Attrition has gone up marginally to around 13.7per cent, a problem that is likely to persist. At Rs 2,090, the stock trades at around 24 times estimated FY08 earnings and is attractively valued given that the company would have cash reserves of around Rs 8,500 crore by FY08 even after accounting for dividend payouts and capital expenditure.

Honeywell Automation: Labour pain

Honeywell Automation, which provides engineering and automation solutions to diverse industries such as oil and gas, infrastructure and the manufacturing sector, benefited from strong demand conditions in the March 2007 quarter, but it had to also grapple with higher operational costs.

As a result, operating profit grew merely 4.7 per cent y-o-y to Rs 22.3 crore in the March 2007 quarter compared with 21.9 per cent growth in net sales to Rs 189 crore.

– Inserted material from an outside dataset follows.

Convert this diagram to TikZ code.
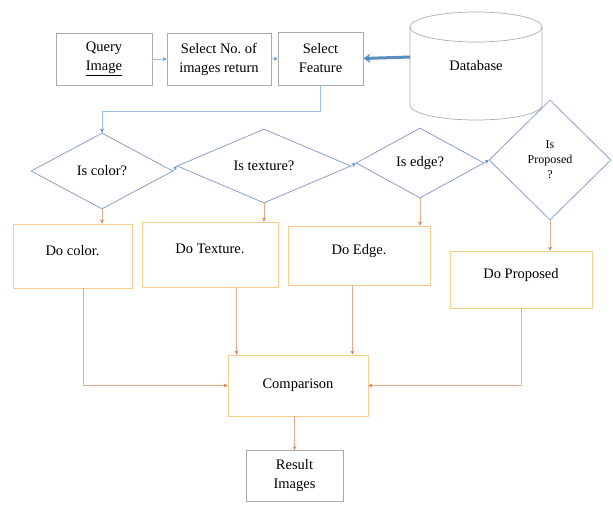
\documentclass[tikz,border=0pt]{standalone}
\usepackage{fontspec}
\setmainfont{Liberation Serif}
\usetikzlibrary{shapes.geometric,arrows.meta}
\definecolor{boxgray}{HTML}{A9AFA5}
\definecolor{lblue}{HTML}{9DC3E6}
\definecolor{tipblue}{HTML}{5B8FC9}
\definecolor{dblue}{HTML}{5B8CC0}
\definecolor{diab}{HTML}{8C9ED0}
\definecolor{obox}{HTML}{F7CD8A}
\definecolor{oline}{HTML}{EFA987}
\definecolor{otip}{HTML}{E08050}
\begin{document}
\begin{tikzpicture}[x=1pt,y=-1pt,
  base/.style={font=\fontsize{14.5}{19}\selectfont, align=center, inner sep=0pt},
  topbox/.style={base, draw=boxgray, line width=0.7pt},
  dobox/.style={base, draw=obox, line width=0.9pt, text height=10pt, text depth=12pt},
  dia/.style={base, diamond, draw=diab, line width=0.8pt},
  bl/.style={draw=lblue, line width=0.8pt, -{Stealth[length=4pt,width=4pt,color=tipblue]}},
  ol/.style={draw=oline, line width=0.8pt, -{Stealth[length=4pt,width=4pt,color=otip]}},
  dbline/.style={draw=boxgray, line width=0.7pt},
]
\useasboundingbox (0,0) rectangle (613,504);

% top row
\node[topbox, minimum width=96pt, minimum height=52pt] (query) at (104,59) {Query\\\underline{Image}};
\node[topbox, minimum width=104pt, minimum height=52pt] (selno) at (219,59) {Select No.\ of\\images return};
\node[topbox, minimum width=85pt, minimum height=53pt] (selfeat) at (320.5,58.5) {Select\\Feature};

% database cylinder
\draw[dbline] (410,27) -- (410,105) .. controls (410,113.28) and (439.55,120) .. (476,120)
   .. controls (512.45,120) and (542,113.28) .. (542,105) -- (542,27);
\draw[dbline] (476,27) ellipse [x radius=66pt, y radius=15pt];
\node[base] (db) at (476,66) {Database};
\coordinate (dbw) at (410,57);

% decisions
\node[dia, minimum width=142pt, minimum height=76pt] (color) at (102,171) {Is color?};
\node[dia, minimum width=174pt, minimum height=74pt] (tex) at (264,166) {Is texture?};
\node[dia, minimum width=128pt, minimum height=70pt] (edge) at (420,163) {Is edge?};
\node[dia, minimum width=122pt, minimum height=120pt, font=\fontsize{12}{15}\selectfont] (prop) at (550,160) {Is\\Proposed\\?};

% processes
\node[dobox, minimum width=119pt, minimum height=64pt] (docolor) at (72.5,256) {Do color.};
\node[dobox, minimum width=136pt, minimum height=65pt] (dotex) at (210,254.5) {Do Texture.};
\node[dobox, minimum width=142pt, minimum height=59pt] (doedge) at (359,255.5) {Do Edge.};
\node[dobox, minimum width=142pt, minimum height=57pt] (doprop) at (521,279.5) {Do Proposed};
\node[base, draw=obox, line width=0.9pt, minimum width=140pt, minimum height=61pt] (cmp) at (298,385.5) {Comparison};
\node[topbox, minimum width=97pt, minimum height=51pt] (res) at (294.5,476) {Result\\Images};

% blue connectors
\draw[bl] (query) -- (selno);
\draw[bl] (selno) -- (selfeat);
\draw[line width=3pt, draw=dblue, -{Stealth[length=7pt,width=9pt]}] (dbw) -- (selfeat.east);
\draw[bl] (selfeat.south) |- ([yshift=21pt]color.north) -- (color.north);
\draw[bl] (color.east) -- (tex.west);
\draw[bl] (tex.east) -- (edge.west);
\draw[bl] (edge.east) -- (prop.west);

% orange connectors
\draw[ol] (color.south) -- (color.south |- docolor.north);
\draw[ol] (tex.south) -- (tex.south |- dotex.north);
\draw[ol] (edge.south) -- (edge.south |- doedge.north);
\draw[ol] (prop.south) -- (prop.south |- doprop.north);
\draw[ol] ([xshift=10.5pt]docolor.south) |- (cmp.west);
\coordinate (t1) at ([xshift=9pt]cmp.north west);
\draw[ol] (t1 |- dotex.south) -- (t1);
\coordinate (t2) at ([xshift=-16pt]cmp.north east);
\draw[ol] (t2 |- doedge.south) -- (t2);
\draw[ol] (doprop.south) |- (cmp.east);
\draw[ol] (cmp.south -| res.north) -- (res.north);
\end{tikzpicture}
\end{document}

Operating profit margin also declined 190 basis points y-o-y to 11.8 per cent in the last quarter.

The pressure on margins in the last quarter was due to the rise in staff costs by 30.8 per cent y-o-y, coupled with adjusted raw material costs, as a percentage of net sales, rising 130 basis points y-o-y to 60 per cent. In contrast, in CY06, operating profit margin grew 300 basis points y-o-y to 13.3 per cent.

The Honeywell stock has declined 6.5 per during the past three months, which is broadly in tune with the fall in the BSE Mid-Cap Index. Going forward, demand conditions for the company’s repertoire of engineering and automation solutions are expected to remain strong.

However, its ability to manage operational costs will also be crucial. The stock closed at Rs 1,700 on Friday, which discounts trailing 12-month earnings 25.7 times, given the company’s growth prospects.